You’ve probably heard of it before. If not, I’ve mentioned it above twice – so your reading comprehension is clearly lacking. It is normal to have a certain level of inflation in the economy. The problem is if Jenny (our barista) has saved $500 for her New Balance 550s – but by that point, they then cost $800. Her money doesn’t have the same purchasing power.
While having more money is always helpful, it doesn’t change much when the cost of goods and services rise rapidly and possibly disproportionately. If I have $1 and something is $5, I save up another $4 but by that point costs have inflated, I’m no better off newly having $5 if that good or service is now $25. You see the issue? I also find large numbers unnecessarily daunting so this is all a particularly nightmarish scenario for me.

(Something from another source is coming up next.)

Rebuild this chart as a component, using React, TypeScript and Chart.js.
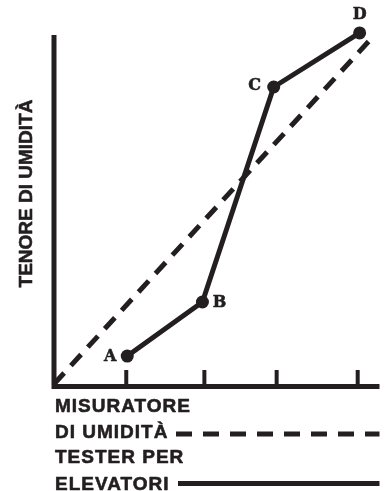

Hallo! Guten Tag! Meet hyperinflation:
There is an urban legend about a man with a beard in 1920s Germany.
If anyone needs a refresher (you really must have skipped literally every high school history class, presumably to smoke a joint behind the bleachers), this was the time of the Weimar Republic. A cute period post-WW1 that lasted until the rise of Nazi Germany where the government tried their luck at the “print more money” argument.
Hyperinflation is when a government is unwilling or unable to manage the amount of money they print. Eventually it begins to inflate so quickly that it renders their currency (in this case, the German Papiermark) utterly useless.
Our man with the beard took a wheelbarrow full of cash to the bank to make a deposit.
He left the wheelbarrow outside the bank while he went inside to fetch a teller.
When he came back the wheelbarrow was gone.
The pile of cash was still there.
I am giving everyone the benefit of the doubt and trusting you understand the sentiment here.